15. "Today He hangs on the Cross" 4:21 Plagal Second Tone. Composed by Georgios Redestinos (19th cent.).
16. "Which God is as great as our God?" 2:21 Grave Tone. Composed by Petros Lampadarios (18th cent.).
17. "Christ is Risen" 1:58 Ancient hymn from the early christian period, Plagal First Tone.
About the Singer: Her voice has been identified mainly with the Byzantine sacred art and has been internationally acclaimed as one of the most important voices in Byzantine Chant and Sacred Music. Having made a remarkable impact around the world with her concerts and discography in Byzantine music, her performances are purely devoted to Byzantine Chant, the Mediterranean primeval musical tradition the religious music in Greek, Romanian, Arabic, Russian, Italian, French, Aramaic (the language of Jesus Christ) etc. The Greek vocalist Nektaria Karantzi has also been invited for Master Classes from some of the most renowned educational and musical centers in Europe, such as the Liszt Academy in Hungary, the Sorbonne University in France, the University of Oviedo in Spain etc.
She is the unique Greek female performer of Byzantine music with discography in Byzantine music since she was fourteen and with active work of chanting as a chorister in church since she was nine. In her first recordings of chanting she accompanied a contemporary saint, Saint Porphyrios the Kapsokalyvite and with his encouragement she started her studies in Byzantine Music at a very early age. Nektaria Karantzi is also well-known in Greek music stage through her collaboration with the greatest teacher of the Greek Traditional Music Chronis Aidonides. The important moment of her career is her collaboration with the internationally acclaimed pianist, composer and conductor Vassilis Tsabropoulos in an artistic combination inspired by byzantine hymns joining West and East and toured in Europe several times.
She has collaborated with the great traditional singer of Hungary, Marta Sebestyen, the chanter Sister Kassiani, the acclaimed male choir of Budapest “St Ephraim male choir”, under the direction of Tamas Bubno, the Swiss choir of orthodox chant “Choeur Yaroslavl”, under the direction of Yan Greppin, the Metropolitan Symphony Orchestra of Athens, under the direction Vassilis Tsabropoulos, the National Symphony Orchetsra of Skopje, under the direction of LêPhi Phi etc. She also made the soundtrack of the spiritual serbian film Isceljenje’ (The Healing), by Ivan Jovic.

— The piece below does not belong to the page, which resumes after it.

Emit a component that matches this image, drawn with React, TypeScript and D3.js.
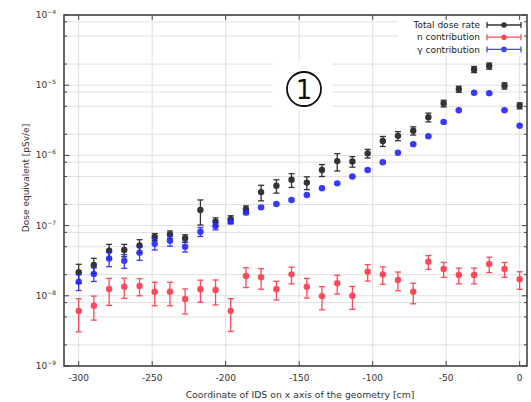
import React from "react";
import * as d3 from "d3";

const xPositions = [-300, -289.7, -279.3, -269.0, -258.6, -248.3, -237.9, -227.6, -217.2, -206.9, -196.6, -186.2, -175.9, -165.5, -155.2, -144.8, -134.5, -124.1, -113.8, -103.4, -93.1, -82.8, -72.4, -62.1, -51.7, -41.4, -31.0, -20.7, -10.3, 0];

const totalDose = [2.16e-8, 2.75e-8, 4.4e-8, 4.5e-8, 5.2e-8, 6.9e-8, 7.5e-8, 6.6e-8, 1.67e-7, 1.14e-7, 1.23e-7, 1.71e-7, 3.0e-7, 3.7e-7, 4.5e-7, 4.1e-7, 6.2e-7, 8.3e-7, 8.2e-7, 1.07e-6, 1.6e-6, 1.9e-6, 2.25e-6, 3.5e-6, 5.5e-6, 8.8e-6, 1.68e-5, 1.88e-5, 9.8e-6, 5.1e-6];
const totalErr = [6.5e-9, 6.7e-9, 1.0e-8, 9e-9, 1.1e-8, 8e-9, 9e-9, 8e-9, 6.5e-8, 1.5e-8, 1.5e-8, 2e-8, 7.5e-8, 8e-8, 1e-7, 8.5e-8, 1.2e-7, 2.3e-7, 1.4e-7, 1.5e-7, 2.6e-7, 2.8e-7, 3e-7, 5e-7, 6e-7, 8.8e-7, 1.7e-6, 1.9e-6, 1e-6, 5e-7];

const neutron = [6.07e-9, 7.2e-9, 1.25e-8, 1.35e-8, 1.38e-8, 1.14e-8, 1.14e-8, 9.0e-9, 1.24e-8, 1.21e-8, 6.1e-9, 1.91e-8, 1.84e-8, 1.24e-8, 2.02e-8, 1.35e-8, 9.9e-9, 1.51e-8, 1.0e-8, 2.2e-8, 2.02e-8, 1.68e-8, 1.14e-8, 3.06e-8, 2.41e-8, 1.98e-8, 1.98e-8, 2.84e-8, 2.41e-8, 1.72e-8];
const neutronErr = [3e-9, 2.7e-9, 5.2e-9, 4.3e-9, 3.8e-9, 4.2e-9, 4.2e-9, 3.5e-9, 4.3e-9, 4.7e-9, 3e-9, 6e-9, 6e-9, 3.7e-9, 5.4e-9, 4.2e-9, 3.6e-9, 4.5e-9, 3.6e-9, 5.8e-9, 5.6e-9, 5e-9, 3.7e-9, 6.8e-9, 5.8e-9, 5e-9, 5e-9, 7e-9, 5.8e-9, 4.8e-9];

const gamma = [1.59e-8, 2.05e-8, 3.4e-8, 3.16e-8, 4.1e-8, 5.5e-8, 6.1e-8, 5.0e-8, 8.2e-8, 9.9e-8, 1.14e-7, 1.53e-7, 1.82e-7, 2.03e-7, 2.32e-7, 2.73e-7, 3.4e-7, 4.0e-7, 5.0e-7, 6.2e-7, 8.0e-7, 1.09e-6, 1.44e-6, 1.87e-6, 3.0e-6, 4.4e-6, 7.8e-6, 7.7e-6, 4.4e-6, 2.65e-6];
const gammaErr = [4e-9, 4.5e-9, 8e-9, 7e-9, 9e-9, 1e-8, 1e-8, 8e-9, 1.2e-8, 1.2e-8, 8e-9, 8e-9, 8e-9, 8e-9, 9e-9, 1e-8, 1.2e-8, 1.4e-8, 1.6e-8, 2e-8, 2.5e-8, 3e-8, 4e-8, 5e-8, 8e-8, 1.1e-7, 2e-7, 2e-7, 1.1e-7, 7e-8];

const xTicks = [-300, -250, -200, -150, -100, -50, 0];
const yDecades = [-4, -5, -6, -7, -8, -9];
const yGridFactors = [2, 5, 8];

const seriesNames = ["Total dose rate", "n contribution", "γ contribution"];
const seriesColors = ["#333333", "#ff2b3e", "#2424ff"];

const xLabel = "Coordinate of IDS on x axis of the geometry [cm]";
const yLabel = "Dose equivalent [pSv/e]";

const W = 531, H = 402;
const L = 64, R = 527, T = 15, B = 366;
const FONT = "DejaVu Sans, sans-serif";

export default function App() {
  const x = d3.scaleLinear().domain([-310, 5]).range([L, R]);
  const y = d3.scaleLog().domain([1e-9, 1e-4]).range([B, T]);

  const gridVals: { v: number; major: boolean }[] = [];
  yDecades.forEach((e) => {
    gridVals.push({ v: Math.pow(10, e), major: true });
    yGridFactors.forEach((f) => {
      const v = f * Math.pow(10, e);
      if (v < 1e-4 && v > 1e-9) gridVals.push({ v, major: false });
    });
  });

  const series = [
    { vals: totalDose, errs: totalErr, color: seriesColors[0], op: 1 },
    { vals: neutron, errs: neutronErr, color: seriesColors[1], op: 0.85 },
    { vals: gamma, errs: gammaErr, color: seriesColors[2], op: 0.9 },
  ];

  const cap = 3;

  return (
    <svg width={W} height={H} style={{ position: "absolute", left: 0, top: 0, background: "#fff" }} fontFamily={FONT}>
      <rect x={0} y={0} width={W} height={H} fill="#fff" />
      {gridVals.map((g, i) => (
        <line key={"gy" + i} x1={L} x2={R} y1={y(g.v)} y2={y(g.v)} stroke="#e0e0e0" strokeWidth={1} />
      ))}
      {xTicks.map((t) => (
        <line key={"gx" + t} x1={x(t)} x2={x(t)} y1={T} y2={B} stroke="#e0e0e0" strokeWidth={1} />
      ))}
      <rect x={273} y={62} width={59} height={48} fill="#fff" />
      <circle cx={304} cy={89} r={17} fill="#fff" stroke="#111" strokeWidth={1.8} />
      <text x={304} y={98.5} textAnchor="middle" fontSize={26} fill="#111" fontFamily={FONT}>1</text>

      {series.map((s, si) => (
        <g key={"s" + si} stroke={s.color} fill={s.color} opacity={s.op}>
          {s.vals.map((v, i) => {
            const cx = x(xPositions[i]);
            const lo = Math.max(v - s.errs[i], 1e-10);
            const y0 = y(lo);
            const y1 = y(v + s.errs[i]);
            return (
              <g key={i}>
                <line x1={cx} x2={cx} y1={y0} y2={y1} strokeWidth={1.3} />
                <line x1={cx - cap} x2={cx + cap} y1={y0} y2={y0} strokeWidth={1.3} />
                <line x1={cx - cap} x2={cx + cap} y1={y1} y2={y1} strokeWidth={1.3} />
                <circle cx={cx} cy={y(v)} r={3.2} stroke="none" />
              </g>
            );
          })}
        </g>
      ))}

      <rect x={398} y={16} width={128} height={40} fill="#fff" />
      {seriesNames.map((n, i) => {
        const ly = 25 + i * 12.2;
        const c = seriesColors[i];
        return (
          <g key={"lg" + i}>
            <text x={480} y={ly + 3.2} textAnchor="end" fontSize={9} fill="#222">{n}</text>
            <g stroke={c} opacity={i === 0 ? 1 : 0.85}>
              <line x1={487} x2={521} y1={ly} y2={ly} strokeWidth={1.3} />
              <line x1={487} x2={487} y1={ly - 3} y2={ly + 3} strokeWidth={1.3} />
              <line x1={521} x2={521} y1={ly - 3} y2={ly + 3} strokeWidth={1.3} />
              <circle cx={504} cy={ly} r={2.8} fill={c} stroke="none" />
            </g>
          </g>
        );
      })}

      {xTicks.map((t) => (
        <g key={"tx" + t} stroke="#444" strokeWidth={1}>
          <line x1={x(t)} x2={x(t)} y1={B} y2={B - 5} />
          <line x1={x(t)} x2={x(t)} y1={T} y2={T + 5} />
        </g>
      ))}
      {gridVals.map((g, i) => (
        <g key={"ty" + i} stroke="#444" strokeWidth={1}>
          <line x1={L} x2={L + (g.major ? 5 : 3)} y1={y(g.v)} y2={y(g.v)} />
          <line x1={R} x2={R - (g.major ? 5 : 3)} y1={y(g.v)} y2={y(g.v)} />
        </g>
      ))}

      <rect x={L} y={T} width={R - L} height={B - T} fill="none" stroke="#444" strokeWidth={1.6} />

      {xTicks.map((t) => (
        <text key={"lx" + t} x={x(t)} y={B + 15} textAnchor="middle" fontSize={9} fill="#333">{t}</text>
      ))}
      {yDecades.map((e) => (
        <text key={"ly" + e} x={56} y={y(Math.pow(10, e)) + 3} textAnchor="end" fontSize={9} fill="#333">
          <tspan>10</tspan>
          <tspan dy={-4} fontSize={6}>{"−" + Math.abs(e)}</tspan>
        </text>
      ))}

      <text x={300} y={398} textAnchor="middle" fontSize={9.3} fill="#333">{xLabel}</text>
      <text transform={`translate(29,178) rotate(-90)`} textAnchor="middle" fontSize={9} fill="#333">{yLabel}</text>
    </svg>
  );
}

Some special times of concerts were her participation in the concert at the Theological School of Chalki (Constantinople), under the aegis and presence of the Ecumenical Patriarchate of Constantinople Bartholomew, in the concert tributed to the 70 years of the Apostolic Diakonia of Church of Greece, at the Athens Concert Hall, under the aegis and presence of blessed Archbishop of Athens and all of Greece, Christodoulos and in the concert for the inauguration of the Athens Cathedral, Concert for the Inauguration of the Athens Cathedral, under the aegis and presence of blessed Archbishop of Athens and all of Greece, Ieronymos II. Nektaria has also been involved in several television projects, such as the "Epikranthi" series, with byzantine hymns, filmed at the byzantine town of Mystras for the Greek National TV.
She is the Founder and the Honorary President of the “Women in Byzantine Music worldwide Association” and she is the President of the Metropolitan Symphony Orchestra of Athens, which is under the aegis of the Archbishop of Athens and all of Greece, Ieronymos II. She has been honored by the blessed Archbishop of Athens and all of Greece Christodoulos. She also has been honored for her contribution to Byzantine Music by the Byzantine Chanters through the Hellenic Musicological Society –Institute for Byzantine and Greek Traditional Music Studies and the music magazine «To Psaltiri”. She has been honored by the Byzantine Chanters of Rhodes island and the Cultural Association of Vatika and she is honorary member of the Cultural Association of the Peloponnesians of the Rhodes island "Morias". Nektaria has studied Law, undertook postgraduates in Penal Law, Criminology, Ecclesiastical Law and she is also a Doctor of Laws.